The Superior Court of California, County of Fresno - New Fresno Courthouse project provides a new 36-courtroom courthouse of 413,000 square feet in the city of Fresno. It includes secured parking for judicial officers. The project will require acquisition of a site of approximately 2.09 acres. It will replace/consolidate the court’s operations and courtrooms currently in three existing facilities: Fresno County Courthouse, North Annex Jail, and M Street Courthouse. It also provides space for growth in future new judgeships. The project will use the Design-build delivery method.

Gross Square Footage: 413,299
Total Courtrooms: 36 
Project Budget Current Authorized: $749,369,000
Criteria Architect: HOK
Design-Build Entity: TBD
Construction Management Agency: TBD
Fund: General Fund

Fresno County is served by five superior court facilities that are centrally located in the county and in the city of Fresno. These court facilities are the Fresno County Courthouse (criminal and juvenile dependency matters), North Annex Jail (criminal and domestic violence matters), M Street Courthouse (criminal and traffic matters), B.F. Sisk Courthouse (civil, family law, child support, probate, small claims, and unlawful detainer matters), and Juvenile Justice Court (juvenile delinquency matters). The new courthouse project will replace and consolidate the court’s operations and courtrooms currently in the county-owned Fresno County Courthouse and North Annex Jail and in the leased M Street Courthouse. As the superior court continues to have a need for new judgeships, the project will also provide some space for future growth.

The Fresno County Courthouse is the superior court’s oldest and largest facility and is substantially out of compliance with regulatory safety, seismic, accessibility codes, and Judicial Council space standards. Among its significant functional issues are its undersized lobby and space for entrance screening, too few elevators to accommodate the high volume of daily court users, undersized/lack of space for jurors to assemble as well as deliberate, lack of holding facilities, no secure attorney-client interview rooms, and no path of circulation for in-custodies separate from the public and judicial officers and staff. The M Street Courthouse has similar deficiencies to the Fresno County Courthouse including space shortfall, overcrowding, no separate paths of circulation, and limited holding facilities.

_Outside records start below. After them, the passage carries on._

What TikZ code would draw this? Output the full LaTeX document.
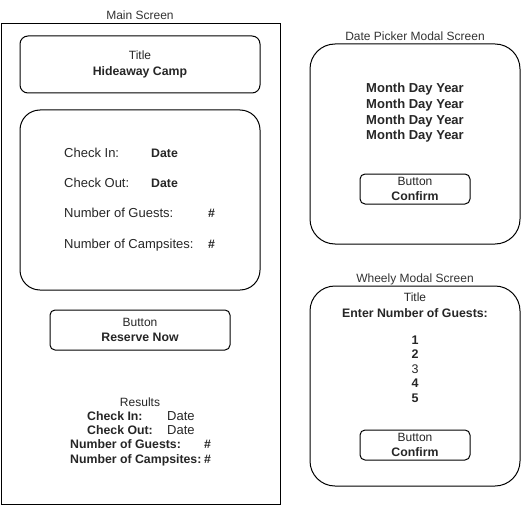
\documentclass[tikz,border=0pt]{standalone}
\usepackage{fontspec}
\setmainfont{Liberation Sans}
\newcommand{\bt}[1]{{\fontsize{12.3}{15.6}\selectfont\bfseries #1}}

\tikzset{
  screen/.style={draw, line width=1pt},
  panel/.style={draw, line width=1pt, rounded corners=#1},
  txt/.style={font=\fontsize{12}{15.6}\selectfont, inner sep=0pt, text=black!85, align=center},
  row/.style={txt, font=\fontsize{13}{15.6}\selectfont, anchor=west, text height=9.3, text depth=0pt},
  heading/.style={txt, text=black!80}
}

\begin{document}
\begin{tikzpicture}[x=1pt, y=-1pt]
    \useasboundingbox (0,0) rectangle (521,505);

    % Main screen
    \node[heading] (mainlbl) at (140,15) {Main Screen};
    \node[screen, minimum width=279, minimum height=480] (main) at (140.5,264) {};
    \node[panel=8, txt, minimum width=240, minimum height=57] (title) at (140,64.5) {Title\\\bt{Hideaway Camp}};
    \node[panel=20, minimum width=240, minimum height=180] (form) at (140,200) {};

    % Form rows
    \node[row] (inlbl) at (64,153) {Check In:};
    \node[row] (inval) at (151,153) {\bt{Date}};
    \node[row] (outlbl) at (64,183) {Check Out:};
    \node[row] (outval) at (151,183) {\bt{Date}};
    \node[row] (guestlbl) at (64,213) {Number of Guests:};
    \node[row] (guestval) at (208,213) {\bt{\#}};
    \node[row] (sitelbl) at (64,244) {Number of Campsites:};
    \node[row] (siteval) at (208,244) {\bt{\#}};

    \node[panel=5, txt, minimum width=180, minimum height=40] (reserve) at (140,330) {Button\\\bt{Reserve Now}};

    % Results
    \node[txt] (results) at (140,402) {Results};
    \node[row] (rinlbl) at (87,416) {\bt{Check In:}};
    \node[row] (rinval) at (167,416) {Date};
    \node[row] (routlbl) at (87,430) {\bt{Check Out:}};
    \node[row] (routval) at (167,430) {Date};
    \node[row] (rguestlbl) at (70,444) {\bt{Number of Guests:}};
    \node[row] (rguestval) at (204,444) {\bt{\#}};
    \node[row] (rsitelbl) at (70,459) {\bt{Number of Campsites:}};
    \node[row] (rsiteval) at (204,459) {\bt{\#}};

    % Date picker modal
    \node[heading] (datelbl) at (415,36) {Date Picker Modal Screen};
    \node[panel=25, minimum width=210, minimum height=200] (datemodal) at (415,144) {};
    \node[txt, font=\fontsize{13}{15.6}\selectfont] (dates) at (415,113) {\textbf{Month Day Year}\\\textbf{Month Day Year}\\\textbf{Month Day Year}\\\textbf{Month Day Year}};
    \node[panel=5, txt, minimum width=110, minimum height=30] (dateconfirm) at (415,189) {Button\\\bt{Confirm}};

    % Wheely modal
    \node[heading] (wheelylbl) at (415,279) {Wheely Modal Screen};
    \node[panel=25, minimum width=210, minimum height=200] (wheelymodal) at (415,386) {};
    \node[txt] (wheelytitle) at (415,305) {Title\\\bt{Enter Number of Guests:}};
    \node[txt, font=\fontsize{12.5}{14.5}\selectfont] (numbers) at (415,369) {\textbf{1}\\\textbf{2}\\3\\\textbf{4}\\\textbf{5}};
    \node[panel=5, txt, minimum width=110, minimum height=30] (wheelyconfirm) at (415,445) {Button\\\bt{Confirm}};
\end{tikzpicture}
\end{document}
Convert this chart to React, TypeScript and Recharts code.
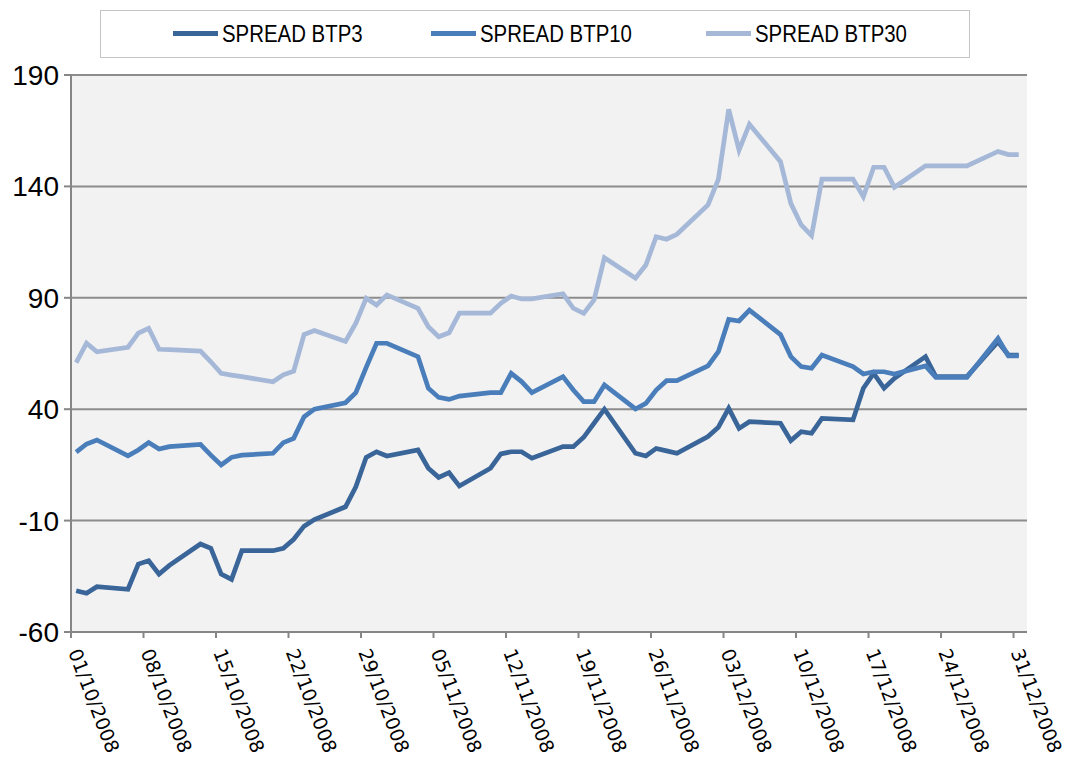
import { LineChart, Line, XAxis, YAxis, CartesianGrid, Legend } from "recharts"

// tick labels on the date axis (one every 7 days)
const tickLabels = [
  "01/10/2008", "08/10/2008", "15/10/2008", "22/10/2008", "29/10/2008", "05/11/2008", "12/11/2008",
  "19/11/2008", "26/11/2008", "03/12/2008", "10/12/2008", "17/12/2008", "24/12/2008", "31/12/2008",
]

// trading days
const dates = [
  "01/10/2008", "02/10/2008", "03/10/2008", "06/10/2008", "07/10/2008", "08/10/2008", "09/10/2008", "10/10/2008",
  "13/10/2008", "14/10/2008", "15/10/2008", "16/10/2008", "17/10/2008", "20/10/2008", "21/10/2008", "22/10/2008",
  "23/10/2008", "24/10/2008", "27/10/2008", "28/10/2008", "29/10/2008", "30/10/2008", "31/10/2008",
  "03/11/2008", "04/11/2008", "05/11/2008", "06/11/2008", "07/11/2008", "10/11/2008", "11/11/2008", "12/11/2008",
  "13/11/2008", "14/11/2008", "17/11/2008", "18/11/2008", "19/11/2008", "20/11/2008", "21/11/2008", "24/11/2008",
  "25/11/2008", "26/11/2008", "27/11/2008", "28/11/2008",
  "01/12/2008", "02/12/2008", "03/12/2008", "04/12/2008", "05/12/2008", "08/12/2008", "09/12/2008", "10/12/2008",
  "11/12/2008", "12/12/2008", "15/12/2008", "16/12/2008", "17/12/2008", "18/12/2008", "19/12/2008", "22/12/2008",
  "23/12/2008", "24/12/2008", "26/12/2008", "29/12/2008", "30/12/2008", "31/12/2008",
]

const btp3 = [
  -41.5, -42.6, -39.7, -40.8, -29.5, -28.0, -34.0, -30.1,
  -20.5, -22.4, -34.0, -36.4, -23.5, -23.5, -22.4, -18.4,
  -12.5, -9.5, -3.8, 5.2, 18.4, 20.9, 19.0,
  21.7, 13.5, 9.4, 11.5, 5.5, 13.5, 19.9, 20.9,
  20.9, 18.0, 23.2, 23.2, 27.4, 33.7, 40.0, 20.2,
  19.0, 22.4, 21.3, 20.2,
  27.7, 31.9, 40.4, 31.4, 34.4, 33.7, 25.9, 29.9,
  29.2, 35.9, 35.2, 49.4, 56.1, 49.4, 53.9, 63.6,
  54.6, 54.6, 54.6, 70.3, 64.3, 64.3,
]

const btp10 = [
  20.7, 24.4, 26.2, 19.1, 21.7, 25.0, 22.1, 23.2,
  24.2, 19.4, 15.0, 18.4, 19.4, 20.2, 25.0, 26.9,
  36.6, 40.0, 42.9, 47.4, 58.8, 69.6, 69.6,
  63.6, 49.4, 45.3, 44.4, 45.9, 47.4, 47.4, 56.1,
  52.4, 47.4, 54.6, 48.6, 43.4, 43.4, 50.9, 40.1,
  42.6, 48.6, 52.8, 52.8,
  59.4, 65.8, 80.3, 79.6, 84.5, 73.5, 63.6, 59.1,
  58.4, 64.3, 59.1, 55.8, 56.8, 56.8, 55.8, 59.4,
  54.3, 54.3, 54.3, 71.8, 63.9, 63.9,
]

const btp30 = [
  60.9, 69.6, 65.8, 67.8, 74.1, 76.3, 66.9, 66.7,
  66.1, 61.3, 56.1, 55.3, 54.6, 52.3, 55.4, 57.1,
  73.5, 75.3, 70.4, 78.6, 89.8, 86.8, 91.3,
  85.3, 77.0, 72.5, 74.3, 83.1, 83.1, 87.5, 90.8,
  89.5, 89.5, 91.8, 85.3, 83.0, 89.0, 108.0, 98.8,
  104.7, 117.4, 116.3, 118.5,
  131.7, 143.2, 174.6, 156.3, 167.9, 151.1, 132.4, 122.7,
  117.9, 143.3, 143.3, 135.4, 148.6, 148.6, 139.6, 149.2,
  149.2, 149.2, 149.2, 155.7, 154.3, 154.3,
]

const yTicks = [-60, -10, 40, 90, 140, 190]

const series = [
  { key: "btp3", name: "SPREAD BTP3", color: "#3a6599" },
  { key: "btp10", name: "SPREAD BTP10", color: "#4a7ebb" },
  { key: "btp30", name: "SPREAD BTP30", color: "#a5b8d7" },
]

// days since 01/10/2008
function dayIndex(s: string) {
  const [d, m, y] = s.split("/").map(Number)
  return (Date.UTC(y, m - 1, d) - Date.UTC(2008, 9, 1)) / 86400000
}

const data = dates.map((s, i) => ({
  day: dayIndex(s) + 0.5,
  btp3: btp3[i],
  btp10: btp10[i],
  btp30: btp30[i],
}))

const xTicks = tickLabels.map(dayIndex)

const AXIS = "#868686"
const LEGEND_X = [72, 330, 605] // item offsets inside the legend box

function DateTick({ x, y, payload }: any) {
  const label = tickLabels[xTicks.indexOf(payload.value)]
  const tx = x - 3
  const ty = y + 12
  return (
    <text
      x={tx}
      y={ty}
      transform={`rotate(69, ${tx}, ${ty})`}
      fontFamily="'DejaVu Sans', sans-serif"
      fontSize={19}
      fill="#000"
      textAnchor="start"
    >
      {label}
    </text>
  )
}

function LegendBox() {
  return (
    <div
      style={{
        position: "relative",
        boxSizing: "border-box",
        width: 870,
        height: 48,
        border: "1.5px solid #c4c4c4",
        background: "#fff",
        fontFamily: "'Liberation Sans', Arial, sans-serif",
        fontSize: 24,
        color: "#000",
      }}
    >
      {series.map((s, i) => (
        <div
          key={s.key}
          style={{ position: "absolute", left: LEGEND_X[i], top: 0, height: 45, display: "flex", alignItems: "center" }}
        >
          <span style={{ display: "inline-block", width: 45, height: 5, background: s.color, marginRight: 4 }} />
          <span style={{ display: "inline-block", transform: "scaleX(0.85)", transformOrigin: "left center", whiteSpace: "nowrap" }}>
            {s.name}
          </span>
        </div>
      ))}
    </div>
  )
}

export default function App() {
  return (
    <div style={{ position: "absolute", left: 0, top: 0, width: 1068, height: 769, background: "#fff" }}>
      <LineChart width={1068} height={769} data={data} margin={{ top: 27, right: 41, left: 0, bottom: 0 }}>
        <CartesianGrid vertical={false} fill="#f2f2f2" stroke="#8c8c8c" strokeWidth={2} />
        <XAxis
          type="number"
          dataKey="day"
          domain={[0, 92.3]}
          ticks={xTicks}
          interval={0}
          height={137}
          stroke={AXIS}
          strokeWidth={2}
          tickSize={6}
          tick={<DateTick />}
        />
        <YAxis
          domain={[-60, 190]}
          ticks={yTicks}
          width={71}
          stroke={AXIS}
          strokeWidth={2}
          tickSize={7}
          tickMargin={5}
          tick={{ fill: "#000", fontSize: 28, fontFamily: "'Liberation Sans', Arial, sans-serif" }}
        />
        <Legend
          verticalAlign="top"
          content={<LegendBox />}
          wrapperStyle={{ position: "absolute", top: 10, left: 100, width: 870, height: 48 }}
        />
        {series.map((s) => (
          <Line
            key={s.key}
            type="linear"
            dataKey={s.key}
            name={s.name}
            stroke={s.color}
            strokeWidth={4.7}
            dot={false}
            isAnimationActive={false}
          />
        ))}
      </LineChart>
    </div>
  )
}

The court’s space in the North Annex Jail is undersized for public waiting and staff operations. 

For this project, acquisition will be required of site of approximately 2.09 acres in the city of Fresno.

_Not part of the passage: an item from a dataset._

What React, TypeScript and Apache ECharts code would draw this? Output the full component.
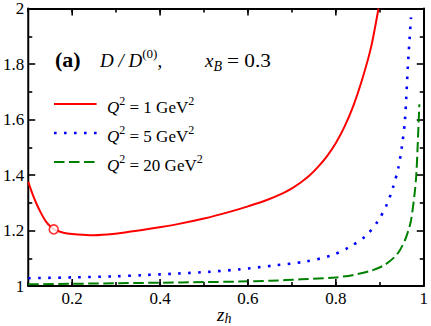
import React, { useEffect, useRef } from 'react';
import * as echarts from 'echarts';

const FONT = 'Liberation Serif, Times New Roman, serif';

// Q^2 = 1 GeV^2 (red solid)
const q1X = [0.1, 0.11, 0.12, 0.13, 0.14, 0.15, 0.16, 0.18, 0.2, 0.24, 0.28, 0.32, 0.38, 0.44, 0.5, 0.56, 0.6, 0.64, 0.68, 0.7, 0.72, 0.74, 0.76, 0.78, 0.8, 0.82, 0.84, 0.86, 0.88, 0.897];
const q1Y = [1.375, 1.33, 1.292, 1.26, 1.233, 1.215, 1.203, 1.192, 1.187, 1.183, 1.186, 1.193, 1.207, 1.223, 1.243, 1.268, 1.287, 1.308, 1.335, 1.352, 1.373, 1.398, 1.43, 1.468, 1.515, 1.575, 1.65, 1.745, 1.86, 2.0];
// Q^2 = 5 GeV^2 (blue dotted)
const q5X = [0.1, 0.2, 0.3, 0.36, 0.44, 0.51, 0.58, 0.66, 0.73, 0.79, 0.83, 0.867, 0.894, 0.915, 0.93, 0.942, 0.95, 0.957, 0.964, 0.971];
const q5Y = [1.028, 1.031, 1.035, 1.039, 1.045, 1.051, 1.06, 1.074, 1.088, 1.11, 1.14, 1.179, 1.23, 1.29, 1.355, 1.425, 1.5, 1.593, 1.796, 1.968];
// Q^2 = 20 GeV^2 (green dashed)
const q20X = [0.1, 0.2, 0.3, 0.4, 0.5, 0.58, 0.65, 0.72, 0.8, 0.84, 0.88, 0.91, 0.934, 0.946, 0.957, 0.965, 0.971, 0.979, 0.983, 0.986, 0.99];
const q20Y = [1.006, 1.008, 1.01, 1.012, 1.014, 1.016, 1.019, 1.024, 1.031, 1.04, 1.055, 1.075, 1.105, 1.13, 1.164, 1.2, 1.236, 1.33, 1.4, 1.5, 1.655];

// open circle marker on the Q^2 = 1 curve
const markerPoint = [0.158, 1.204];

// x positions of the long (major) ticks
const majorXTicks = [0.2, 0.4, 0.6, 0.8];

const legendQ2 = ['1', '5', '20'];
const seriesColors = ['#ff0000', '#0000ff', '#008000'];
const xBValue = '0.3';

const zip = (xs: number[], ys: number[]) => xs.map((x, i) => [x, ys[i]]);

const richBase = {
  i: { fontFamily: FONT, fontSize: 17, fontStyle: 'italic', color: '#000', lineHeight: 24 },
  n: { fontFamily: FONT, fontSize: 17, color: '#000', lineHeight: 24 },
  sup: { fontFamily: FONT, fontSize: 12, color: '#000', lineHeight: 12, verticalAlign: 'top' },
};

export default function App() {
  const ref = useRef<HTMLDivElement>(null);
  useEffect(() => {
    if (!ref.current) return;
    const chart = echarts.init(ref.current, null, { renderer: 'svg' });

    const axisLine = { show: true, onZero: false, lineStyle: { color: '#000', width: 2 } };
    const xLabelFmt = (v: number) => {
      const t = Math.round(v * 10);
      if (t % 2 !== 0) return '';
      if (t === 10) return '1';
      return (t / 10).toFixed(1);
    };
    const yLabelFmt = (v: number) =>
      Math.abs(v - Math.round(v)) < 1e-9 ? String(Math.round(v)) : v.toFixed(1);

    const legendY = [104, 133, 162];
    const legendDash: any[] = [null, [2.6, 7.4], [10.5, 4.5]];
    const legendWidth = [2, 2.6, 2];

    const graphic: any[] = [];
    legendQ2.forEach((q, k) => {
      graphic.push({
        type: 'line',
        shape: { x1: 54, y1: legendY[k], x2: 96.6, y2: legendY[k] },
        style: { stroke: seriesColors[k], lineWidth: legendWidth[k], lineDash: legendDash[k], lineCap: 'butt' },
      });
      graphic.push({
        type: 'text',
        x: 107,
        y: legendY[k] + 3,
        style: {
          text: `{i|Q}{sup|2}{n| = ${q} GeV}{sup|2}`,
          rich: richBase,
          fontFamily: FONT,
          align: 'left',
          verticalAlign: 'middle',
          textAlign: 'left',
          textVerticalAlign: 'middle',
        },
      });
    });

    const annRich = {
      b: { fontFamily: FONT, fontSize: 20, fontWeight: 'bold', color: '#000', lineHeight: 26 },
      i: { fontFamily: FONT, fontSize: 19, fontStyle: 'italic', color: '#000', lineHeight: 26 },
      n: { fontFamily: FONT, fontSize: 19, color: '#000', lineHeight: 26 },
      sup: { fontFamily: FONT, fontSize: 13, color: '#000', lineHeight: 12, verticalAlign: 'top' },
      sub: { fontFamily: FONT, fontSize: 14, fontStyle: 'italic', color: '#000', lineHeight: 12, verticalAlign: 'bottom' },
    };
    const annText = (x: number, text: string, scaleX = 1) => ({
      type: 'text',
      x,
      y: 60,
      scaleX,
      style: {
        text,
        rich: annRich,
        fontFamily: FONT,
        align: 'left',
        verticalAlign: 'middle',
        textAlign: 'left',
        textVerticalAlign: 'middle',
      },
    });
    graphic.push(annText(55, '{b|(a)}', 1.1));
    graphic.push(annText(100, '{i|D / D}{sup|(0)}{n|,}'));
    graphic.push(annText(205, '{i|x}{sub|B}'));
    graphic.push(annText(227, `{n|= ${xBValue}}`, 1.12));

    graphic.push({
      type: 'text',
      x: 217,
      y: 314,
      style: {
        text: '{i|z}{sub|h}',
        rich: {
          i: { fontFamily: FONT, fontSize: 19, fontStyle: 'italic', color: '#000', lineHeight: 22 },
          sub: { fontFamily: FONT, fontSize: 14, fontStyle: 'italic', color: '#000', lineHeight: 12, verticalAlign: 'bottom' },
        },
        fontFamily: FONT,
        align: 'left',
        verticalAlign: 'middle',
        textAlign: 'left',
        textVerticalAlign: 'middle',
      },
    });

    const tickStyle = { color: '#000', width: 1.6 };
    const option: any = {
      animation: false,
      backgroundColor: '#fff',
      textStyle: { fontFamily: FONT },
      grid: { left: 26, right: 5, top: 6, bottom: 40, containLabel: false },
      xAxis: [
        {
          type: 'value',
          min: 0.1,
          max: 1,
          interval: 0.1,
          position: 'bottom',
          axisLine,
          axisTick: { show: true, inside: true, length: 4, lineStyle: tickStyle },
          axisLabel: {
            show: true,
            formatter: xLabelFmt,
            fontFamily: FONT,
            fontSize: 17,
            color: '#000',
            margin: 4,
            showMinLabel: true,
            showMaxLabel: true,
          },
          splitLine: { show: false },
        },
        {
          type: 'value',
          min: 0.1,
          max: 1,
          interval: 0.1,
          position: 'top',
          axisLine,
          axisTick: { show: true, inside: true, length: 4, lineStyle: tickStyle },
          axisLabel: { show: false },
          splitLine: { show: false },
        },
      ],
      yAxis: [
        {
          type: 'value',
          min: 1,
          max: 2,
          interval: 0.2,
          position: 'left',
          axisLine,
          axisTick: { show: true, inside: true, length: 7, lineStyle: tickStyle },
          minorTick: { show: true, splitNumber: 2, length: 4, lineStyle: tickStyle },
          axisLabel: {
            show: true,
            formatter: yLabelFmt,
            fontFamily: FONT,
            fontSize: 17,
            color: '#000',
            margin: 4,
            showMinLabel: true,
            showMaxLabel: true,
          },
          splitLine: { show: false },
        },
        {
          type: 'value',
          min: 1,
          max: 2,
          interval: 0.2,
          position: 'right',
          axisLine,
          axisTick: { show: true, inside: true, length: 7, lineStyle: tickStyle },
          minorTick: { show: true, splitNumber: 2, length: 4, lineStyle: tickStyle },
          axisLabel: { show: false },
          splitLine: { show: false },
        },
      ],
      series: [
        {
          name: 'Q2=1',
          type: 'line',
          data: zip(q1X, q1Y),
          smooth: 0.3,
          showSymbol: false,
          symbol: 'none',
          lineStyle: { color: seriesColors[0], width: 2 },
          z: 3,
        },
        {
          name: 'Q2=5',
          type: 'line',
          data: zip(q5X, q5Y),
          smooth: 0.3,
          showSymbol: false,
          symbol: 'none',
          lineStyle: { color: seriesColors[1], width: 2.6, type: [2.6, 7.4], cap: 'butt' },
          z: 3,
        },
        {
          name: 'Q2=20',
          type: 'line',
          data: zip(q20X, q20Y),
          smooth: 0.3,
          showSymbol: false,
          symbol: 'none',
          lineStyle: { color: seriesColors[2], width: 2, type: [10.5, 4.5], cap: 'butt' },
          z: 3,
        },
        {
          name: 'marker',
          type: 'scatter',
          data: [markerPoint],
          symbol: 'circle',
          symbolSize: 9,
          itemStyle: { color: '#fff', borderColor: seriesColors[0], borderWidth: 1.6 },
          z: 5,
        },
        {
          name: 'majorTicks',
          type: 'custom',
          data: majorXTicks.map((x) => [x, 1]),
          encode: { x: 0, y: 1 },
          clip: false,
          silent: true,
          renderItem: (params: any, api: any) => {
            const x = api.value(0);
            const pb = api.coord([x, 1]);
            const pt = api.coord([x, 2]);
            const st = { stroke: '#000', lineWidth: 1.6 };
            return {
              type: 'group',
              children: [
                { type: 'line', shape: { x1: pb[0], y1: pb[1], x2: pb[0], y2: pb[1] - 7 }, style: st },
                { type: 'line', shape: { x1: pt[0], y1: pt[1], x2: pt[0], y2: pt[1] + 7 }, style: st },
              ],
            };
          },
          z: 6,
        },
      ],
      graphic,
    };

    chart.setOption(option);
    return () => chart.dispose();
  }, []);

  return <div ref={ref} style={{ width: 431, height: 326, position: 'absolute', left: 0, top: 0 }} />;
}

The New Fresno Courthouse will accomplish the following immediately needed improvements to the superior court and enhance its ability to serve the public:

  • Provide an accessible, safe, and efficient courthouse for criminal and other case types.
  • Improve security, relieve overcrowding, and improve operational efficiency and customer service. Provide court operations in a facility with adequate space for greater functionality than in current conditions, including:
  • Safe and secure internal circulation that maintains separate zones for the public, staff, and in- custody defendants.
  • Adequate visitor security screening and queuing in the entrance area.   Both secure and nonsecure attorney-client interview rooms.
  • Improves public service, including an adequately sized self-help area. Has ADA accessible spaces.
  • Adequate spaces for jury deliberation and jury assembly with capacity for typical jury pools. Facility with dependable physical infrastructure.
  • Secure in-custody holding facilities adequate in number.
  • Realize court operational efficiencies and savings from improved space adjacencies through consolidation of operations and services.
  • Improve Sheriff’s ability to efficiently manage in-custody movement by providing adequate holding areas/cells and circulation.
  • Replace the existing Fresno County Courthouse, which is rated as a Federal Emergency Management Agency (FEMA) P-154 High-Risk, seismically deficient building.
  • Provide additional courtrooms in anticipation of funding for future judgeships.
  • Avoid over $42 million in deferred maintenance and security refresh expenditures.

This project is in the Immediate Need priority group and consequently is one of the highest priority trial court capital-outlay projects for the judicial branch.
 

This project is currently in the Acquisition phase.

The Performance Criteria phase is estimated to begin in July 2025 and complete in February 2026.

The Design-Build phase—including Construction—is estimated to begin in July 2026 and complete in September 2030.

Images pending development of project design.